WillQ(Quote) (Reply)
Michael Ward
February 21, 2012 at 8:18 am
I must add Beats, Rhymes & Life to that list of snubs and kick myself for leaving it out. Thank you WillQ for mentioning it, because that film absolutely should be remembered from the year just past. Dear Zachary may have just been too difficult to consider for the Branch, but I had to place it on the list; a stunning and unshakable film.
Paradise Lost 3 is a powerful film, but I would be remiss if I did not question its eligibility. This category may need overhauling again and next year’s new rule of films being forced to screen in NY and LA and have a printed review is not going to make the problems with this category go away. Then again, it could be worse. This could be a category that netted just 2 nominations and pits contenders against one another…
Michael Ward(Quote) (Reply)
MarkJohnson
February 21, 2012 at 4:40 pm
I got everything I needed out of Pina in the 2 minute trailer. Unfortunately, I did not know this until I saw the film. Ugh.
If a Tree Falls just managed to piss me off by the way they made it seem like he was not a terrorist/criminal for his actions. No matter the cause, when you use violence and blow shit up, that is terrorism.
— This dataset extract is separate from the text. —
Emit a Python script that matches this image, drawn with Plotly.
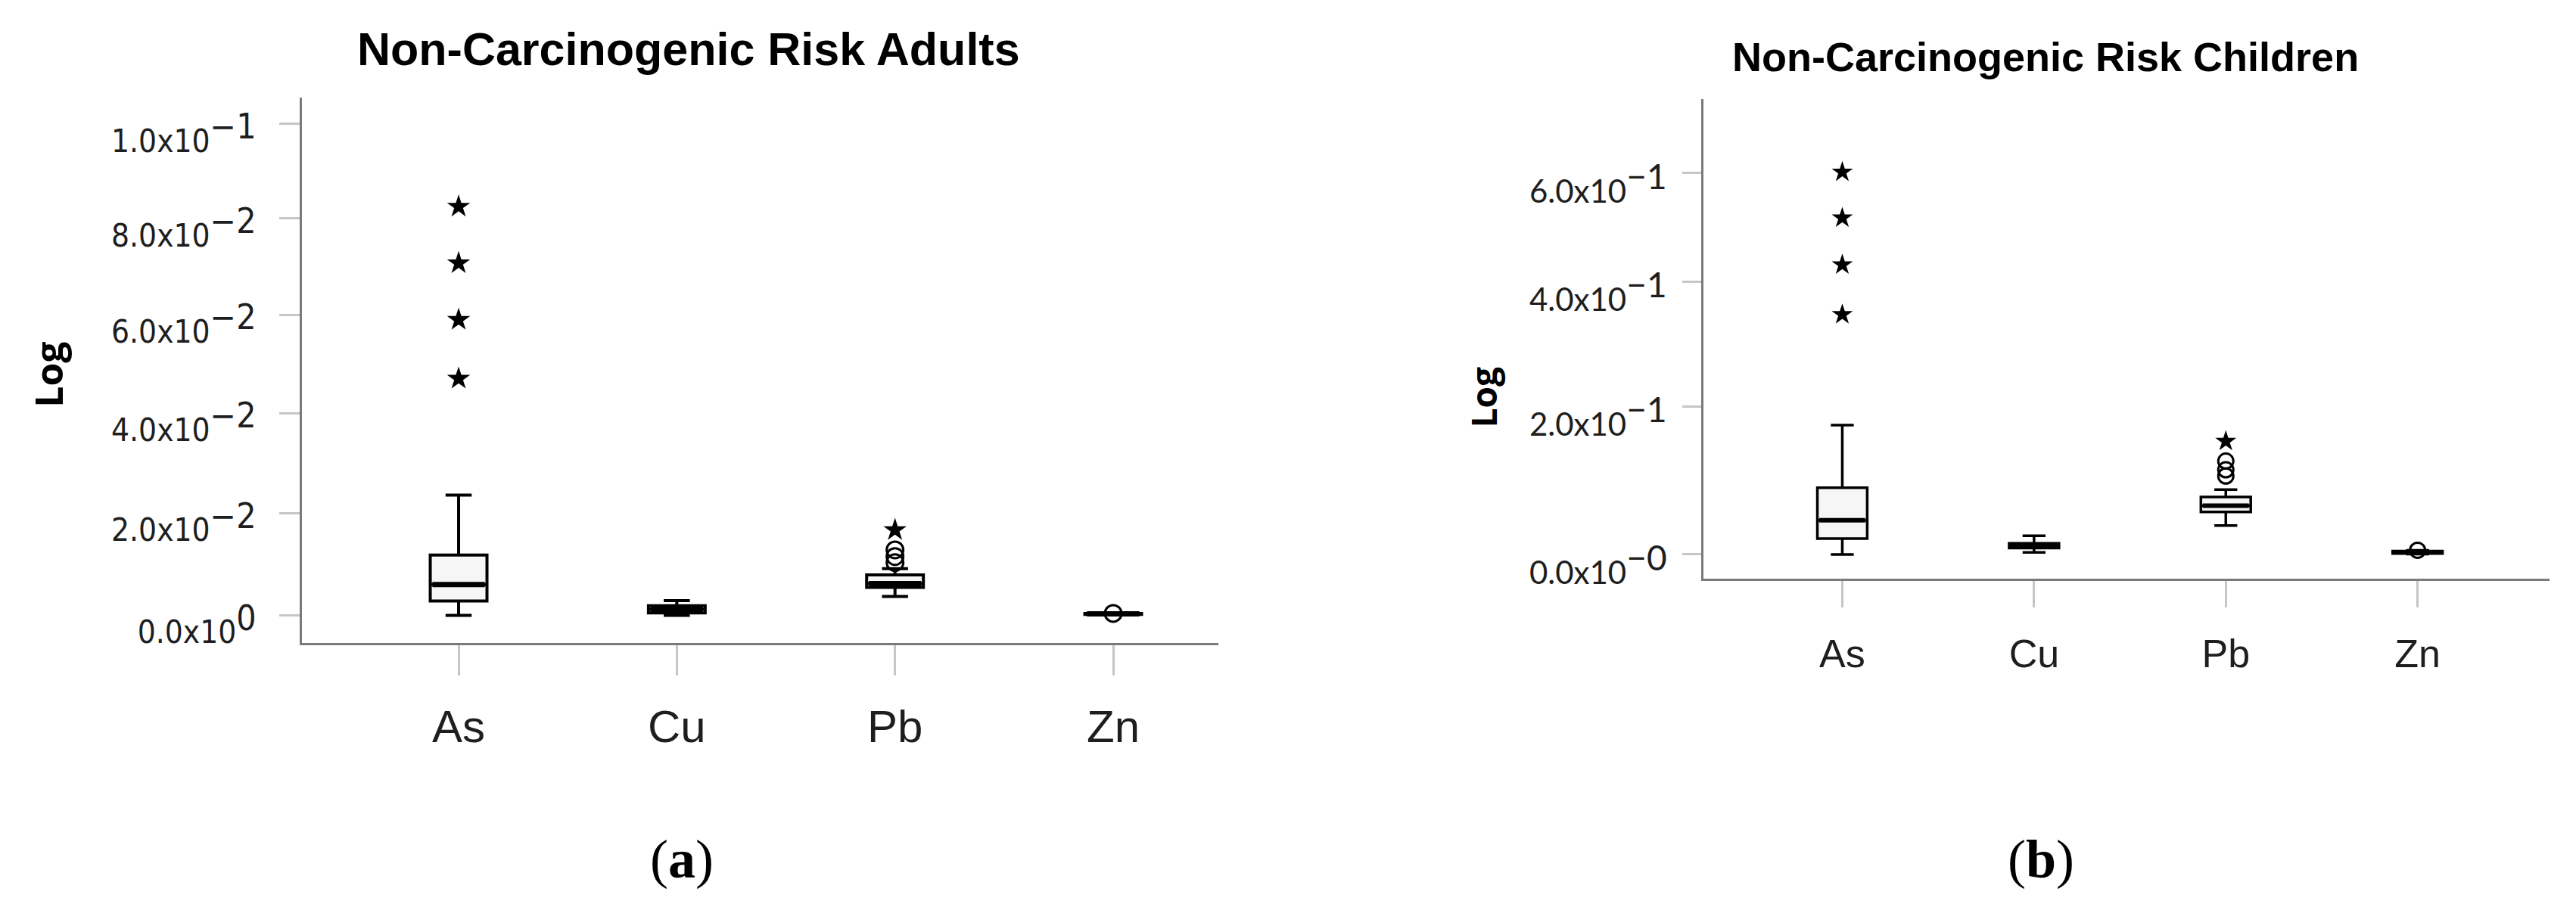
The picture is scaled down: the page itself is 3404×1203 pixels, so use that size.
import numpy as np
import plotly.graph_objects as go

W, H = 3404, 1203

categories = ["As", "Cu", "Pb", "Zn"]

# ---- Adults (panel a) ----
adult_lower = [0.0000, 0.0000, 0.0037, 0.0001]
adult_q1 = [0.0028, 0.0005, 0.00545, 0.0002]
adult_median = [0.0060, 0.0012, 0.0062, 0.0003]
adult_q3 = [0.0118, 0.0019, 0.0079, 0.0004]
adult_upper = [0.0236, 0.0029, 0.0091, 0.0005]
adult_as_extremes = [0.0825, 0.0707, 0.0590, 0.0470]
adult_pb_outliers = [0.0103, 0.0115, 0.0128]
adult_pb_extremes = [0.0167]
adult_zn_outliers = [0.0004]
adult_ticks = [0.0, 0.02, 0.04, 0.06, 0.08, 0.10]
adult_ticktext = ["0.0x10", "2.0x10", "4.0x10", "6.0x10", "8.0x10", "1.0x10"]
adult_tickexp = ["0", "−2", "−2", "−2", "−2", "−1"]

# ---- Children (panel b) ----
child_lower = [0.0000, 0.0026, 0.0363, 0.0005]
child_q1 = [0.0198, 0.0079, 0.0538, 0.0012]
child_median = [0.0430, 0.0105, 0.0619, 0.0028]
child_q3 = [0.0856, 0.0139, 0.0733, 0.0042]
child_upper = [0.1729, 0.0234, 0.0831, 0.0050]
child_as_extremes = [0.602, 0.514, 0.429, 0.344]
child_pb_outliers = [0.1015, 0.1099, 0.1219]
child_pb_extremes = [0.1496]
child_zn_outliers = [0.0051]
child_ticks = [0.0, 0.2, 0.4, 0.6]
child_ticktext = ["0.0x10", "2.0x10", "4.0x10", "6.0x10"]
child_tickexp = ["−0", "−1", "−1", "−1"]


def t(v):
    """'Log' axis transform used by the original chart: ln(1 + value)."""
    return np.log1p(np.asarray(v, dtype=float))


def px_x(p):
    return p / W


def px_y(p):
    return 1 - p / H


fig = go.Figure()

BOXW = 0.26


def add_panel(xa, ya, lower, q1, med, q3, upper, as_ext, pb_out, pb_ext, zn_out,
              lw, mw, star_size, circ_size):
    xs = list(range(len(categories)))
    fig.add_trace(go.Box(
        x=xs, q1=t(q1), median=t(med), q3=t(q3),
        lowerfence=t(lower), upperfence=t(upper),
        width=BOXW, whiskerwidth=0.46,
        fillcolor="#f6f6f6", line=dict(color="black", width=lw),
        boxpoints=False, hoverinfo="skip", showlegend=False,
        xaxis=xa, yaxis=ya,
    ))
    mx, my = [], []
    hw = BOXW / 2 - 0.01
    for i, m in enumerate(med):
        mx += [i - hw, i + hw, None]
        my += [float(t(m)), float(t(m)), None]
    fig.add_trace(go.Scatter(x=mx, y=my, mode="lines",
                             line=dict(color="black", width=mw),
                             hoverinfo="skip", showlegend=False,
                             xaxis=xa, yaxis=ya))
    ia, ip, iz = categories.index("As"), categories.index("Pb"), categories.index("Zn")
    ext_x = [ia] * len(as_ext) + [ip] * len(pb_ext)
    ext_y = list(t(as_ext)) + list(t(pb_ext))
    fig.add_trace(go.Scatter(x=ext_x, y=ext_y, mode="markers",
                             marker=dict(symbol="star", size=star_size, color="black",
                                         line=dict(width=0)),
                             hoverinfo="skip", showlegend=False,
                             xaxis=xa, yaxis=ya))
    out_x = [ip] * len(pb_out) + [iz] * len(zn_out)
    out_y = list(t(pb_out)) + list(t(zn_out))
    fig.add_trace(go.Scatter(x=out_x, y=out_y, mode="markers",
                             marker=dict(symbol="circle-open", size=circ_size, color="black",
                                         line=dict(width=3, color="black")),
                             hoverinfo="skip", showlegend=False,
                             xaxis=xa, yaxis=ya))


add_panel("x", "y", adult_lower, adult_q1, adult_median, adult_q3, adult_upper,
          adult_as_extremes, adult_pb_outliers, adult_pb_extremes, adult_zn_outliers,
          lw=4, mw=7, star_size=23, circ_size=22)
add_panel("x2", "y2", child_lower, child_q1, child_median, child_q3, child_upper,
          child_as_extremes, child_pb_outliers, child_pb_extremes, child_zn_outliers,
          lw=3.5, mw=6, star_size=21, circ_size=20)


def ticklabels(base, exps, size):
    return [f"{b}<sup><span style='font-size:{size}px'>{e}</span></sup>" for b, e in zip(base, exps)]


axis_common = dict(showgrid=False, zeroline=False, showline=True, linecolor="#7a7a7a",
                   linewidth=3, ticks="outside", tickcolor="#c6c6c6", tickwidth=3)

fig.update_layout(
    width=W, height=H, autosize=False,
    margin=dict(l=0, r=0, t=0, b=0, pad=0),
    paper_bgcolor="white", plot_bgcolor="white",
    showlegend=False,
    xaxis=dict(domain=[px_x(391), px_x(1602)], range=[-0.718, 3.482], anchor="y",
               tickmode="array", tickvals=list(range(len(categories))), ticktext=categories,
               ticklen=40, ticklabelstandoff=16,
               tickfont=dict(family="Liberation Sans", size=60, color="#1e1e1e"),
               **axis_common),
    yaxis=dict(domain=[px_y(853), px_y(123)], range=[-0.00539, 0.10036], anchor="x",
               tickmode="array", tickvals=list(t(adult_ticks)),
               ticktext=ticklabels(adult_ticktext, adult_tickexp, 46),
               ticklen=27, ticklabelstandoff=22, ticklabelshift=22,
               tickfont=dict(family="DejaVu Sans Condensed, DejaVu Sans", size=42, color="#1e1e1e"),
               **axis_common),
    xaxis2=dict(domain=[px_x(2243), px_x(3361)], range=[-0.724, 3.688], anchor="y2",
                tickmode="array", tickvals=list(range(len(categories))), ticktext=categories,
                ticklen=35, ticklabelstandoff=16,
                tickfont=dict(family="Liberation Sans", size=52, color="#1e1e1e"),
                **axis_common),
    yaxis2=dict(domain=[px_y(767), px_y(125)], range=[-0.0303, 0.5608], anchor="x2",
                tickmode="array", tickvals=list(t(child_ticks)),
                ticktext=ticklabels(child_ticktext, child_tickexp, 46),
                ticklen=25, ticklabelstandoff=12, ticklabelshift=24,
                tickfont=dict(family="Lato", size=42, color="#1e1e1e"),
                **axis_common),
)

annotations = [
    dict(text="Non-Carcinogenic Risk Adults", x=px_x(902), y=px_y(58),
         font=dict(family="Liberation Sans", size=61, color="black", weight="bold")),
    dict(text="Non-Carcinogenic Risk Children", x=px_x(2695), y=px_y(68),
         font=dict(family="Liberation Sans", size=54, color="black", weight="bold")),
    dict(text="Log", x=px_x(56), y=px_y(494), textangle=-90,
         font=dict(family="Open Sans", size=50, color="black", weight="bold")),
    dict(text="Log", x=px_x(1952), y=px_y(524), textangle=-90,
         font=dict(family="Open Sans", size=46, color="black", weight="bold")),
    dict(text="(<b>a</b>)", x=px_x(893), y=px_y(1142),
         font=dict(family="Liberation Serif", size=72, color="black")),
    dict(text="(<b>b</b>)", x=px_x(2689), y=px_y(1142),
         font=dict(family="Liberation Serif", size=72, color="black")),
]
for a in annotations:
    a.update(xref="paper", yref="paper", xanchor="center", yanchor="middle", showarrow=False)
fig.update_layout(annotations=annotations)

fig.write_html("out.html")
I know some will disagree, but I was not on his side.
I loved Hell and Back, didn’t get to see Undefeated, and was moved by Paradise Lost 3. I’m still unsettled by the fact that they showed the boys bodies in the beginning. Not sure it was entirely necessary to show that – and as a parent, I’d be furious if they showed my kids like that – but I can’t deny the power of the film.
I’ve been leaning toward Paradise Lost ever since I watched it, but with The Weinsteins backing Undefeated – the only one I didn’t get to see – I’m still on the ropes with my final decision.
Great write up Michael! Really enjoyed the read.